I also feel like that goes back to what you said at the beginning of our conversation about being limitless.
Exactly. If you look at a guy on stage with a guitar, it isn’t breaking any new ground. But if i keep comparing myself to him, I might be stuck in frustration because I’ll never be him. I think it’s important to not let all this get over your head. Choose your battle, know your worth. Don’t be afraid to call things out, or else they will never change. Beyond that, you also have to work to bring solutions and rally people to fight together. That’ why when I work on a project, I rarely work alone, I always create with my team. The same thing applies for a cause. You have to fight together to be heard, to be seen.
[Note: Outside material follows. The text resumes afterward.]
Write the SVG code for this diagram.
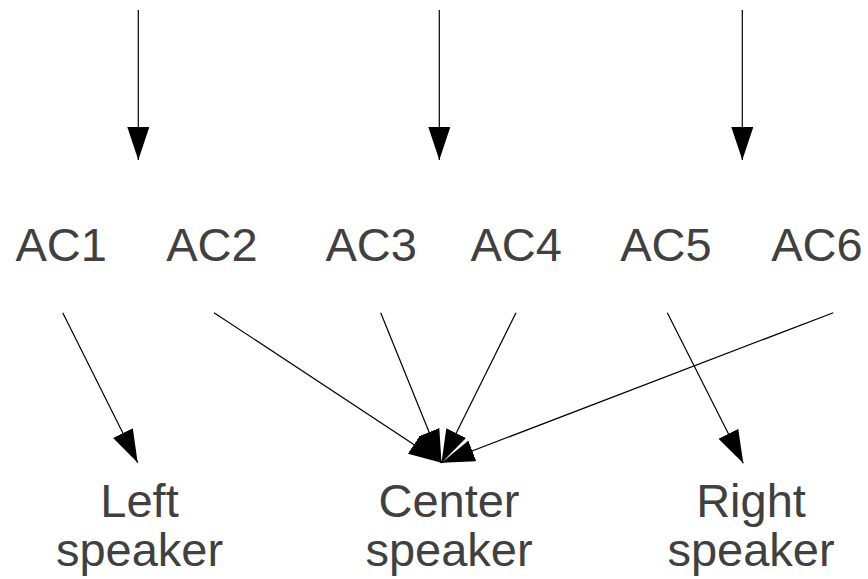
<svg xmlns="http://www.w3.org/2000/svg" width="868" height="579" viewBox="0 0 868 579">
  <style>
    .lbl { font-family: "Liberation Sans", Arial, sans-serif; font-size: 47px; fill: #404040; }
    .mid { text-anchor: middle; }
    .edge { stroke: #000; stroke-width: 1.2; fill: none; marker-end: url(#head); }
  </style>
  <defs>
    <marker id="head" viewBox="0 0 33 22" markerWidth="33" markerHeight="22" refX="33" refY="11" orient="auto" markerUnits="userSpaceOnUse">
      <path d="M0,0 L33,11 L0,22 Z" fill="#000"/>
    </marker>
  </defs>
  <rect width="868" height="579" fill="#fff"/>

  <g id="connectors">
    <line class="edge" x1="138.3" y1="10" x2="138.3" y2="160"/>
    <line class="edge" x1="439.3" y1="10" x2="439.3" y2="160"/>
    <line class="edge" x1="742.3" y1="10" x2="742.3" y2="160"/>
    <line class="edge" x1="62.7" y1="312.7" x2="137.7" y2="462.7"/>
    <line class="edge" x1="214" y1="312.7" x2="441.5" y2="462.7"/>
    <line class="edge" x1="380.7" y1="312.7" x2="441.5" y2="462.7"/>
    <line class="edge" x1="516" y1="312.7" x2="441.5" y2="462.7"/>
    <line class="edge" x1="833.3" y1="312.7" x2="441.5" y2="462.7"/>
    <line class="edge" x1="667.3" y1="312.7" x2="743.3" y2="463.3"/>
  </g>

  <g id="ac1"><text class="lbl" x="15.5" y="260.7">AC1</text></g>
  <g id="ac2"><text class="lbl" x="166.2" y="260.7">AC2</text></g>
  <g id="ac3"><text class="lbl" x="325.5" y="260.7">AC3</text></g>
  <g id="ac4"><text class="lbl" x="470.5" y="260.7">AC4</text></g>
  <g id="ac5"><text class="lbl" x="620.2" y="260.7">AC5</text></g>
  <g id="ac6"><text class="lbl" x="771.2" y="260.7">AC6</text></g>

  <g id="left-speaker">
    <text class="lbl mid" x="139.5" y="516.7">Left</text>
    <text class="lbl mid" x="139.5" y="566">speaker</text>
  </g>
  <g id="center-speaker">
    <text class="lbl mid" x="449" y="516.7">Center</text>
    <text class="lbl mid" x="449" y="566">speaker</text>
  </g>
  <g id="right-speaker">
    <text class="lbl mid" x="751" y="516.7">Right</text>
    <text class="lbl mid" x="751" y="566">speaker</text>
  </g>
</svg>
It seems like you’re always working, working, working and you don’t stop. I’m wondering how you find peace?
I do burn out because I have a hard time setting limits. It’s overwhelming, but I love it. I love everything I do because I’m so passionate. I think a good way to reach peace is to surround yourself with people who are complementary and grounded. My partner JG, he’s very calm and down to earth so he doesn’t exhaust my energy. Where you put your energy, you will receive energy back.
JG and Yang Shi of JG + SHI
What advice would you give to other creative people?
The best advice I would give to other creative people is to strive for wellness. It is key to be physically, mentally, and psychologically healthy, because when you are not well and you’re trying to create, it is useless. You have to practice mindfulness, too. As a creative community, mindfulness extends to having empathy for others. That’s what you need for this creative community to flourish and to be healthy. And that’s something I’ve been learning, and that’s part of my expansion to harness wellness, mindfulness, and empathy so we can be the best we’ve ever been.